Polícia Federal atuando no Vale do Javari, Amazonas (Foto: Joao LAET / AFP) |
Com suas terras encravadas na fronteira das Amazônias brasileira e peruana, o povo Ashaninka vive sob constante ameaça. Até a primeira metade da década dos anos 2000, madeireiros peruanos invadiam a Terra Indígena (TI) Kampa do Rio Amônia, no município de Marechal Thaumaturgo (AC). Após intensa mobilização feita pelos indígenas, as autoridades brasileiras coibiram o roubo de madeira. Mas um outro problema também antigo – o narcotráfico na Amazônia -, não só se manteve, como foi ampliado.
“Em nossa comunidade, temos tido o papel de não permitir que isso se instale dentro de nosso território. Sabemos que corremos certo risco. Já fomos ameaçados várias vezes por ter essa postura. O que estamos vendo hoje nos assusta muito. Parece que está tudo liberado para matar, para dominar. Cada um resolve as coisas como quiser. É muito ruim essa sensação que a gente vive aqui”, conta Francisco Piyãko.
Uma das principais vozes do povo Ashaninka, Francisco Piyãko afirma que o trabalho de proteção territorial e de resistência às pressões do tráfico resulta em ameaças às lideranças. Os Ashaninka já chegaram a ser assediados por narcotraficantes para autorizar a construção de uma pista de pouso dentro de seu território, o que facilitaria a entrada no Brasil da cocaína peruana.
De acordo com Francisco Piyãko, a dinâmica do tráfico nas regiões de fronteira mudou nos últimos anos. Se antes o transporte da droga era feito por “mulas forasteiras”, que não eram conhecidas, hoje ele é feito pelos próprios moradores das comunidades. “Há pessoas envolvidas a ponto de não se sentir como uma mula, mas parte desse sistema. E nós ficamos cada vez mais vulneráveis porque o Estado não melhora a sua presença”, diz a liderança Ashaninka.

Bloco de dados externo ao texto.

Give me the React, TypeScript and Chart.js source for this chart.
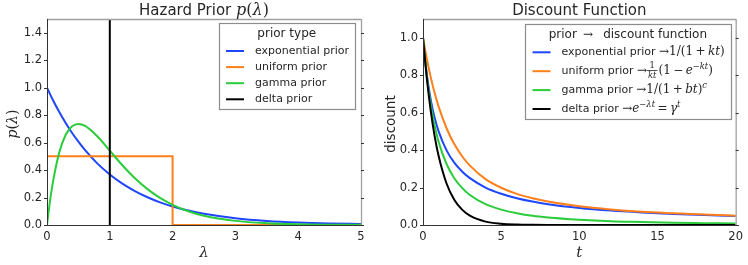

Para fazer o transporte da carga ilícita aos diferentes entrepostos amazônicos – até chegar aos grandes centros distribuidores e consumidores, em viagens que duram dias ou semanas, as “mulas” precisam parar para se alimentar e dormir.
As comunidades ribeirinhas acabam sendo usadas como pontos de “reabastecimento” para comer e descansar. Diante da ação intimidadora dos traficantes, as famílias se veem obrigadas a colaborar. Outros moradores são cooptados para atuar como “olheiros”, avisando sobre a presença de polícia, sendo recompensados financeiramente pelo trabalho.
Se antes a abordagem de cooptação dos nativos acontecia de forma mais sutil, hoje o “recrutamento” ocorre de forma intimidadora. Isso porque o crime se infiltrou em diferentes frentes.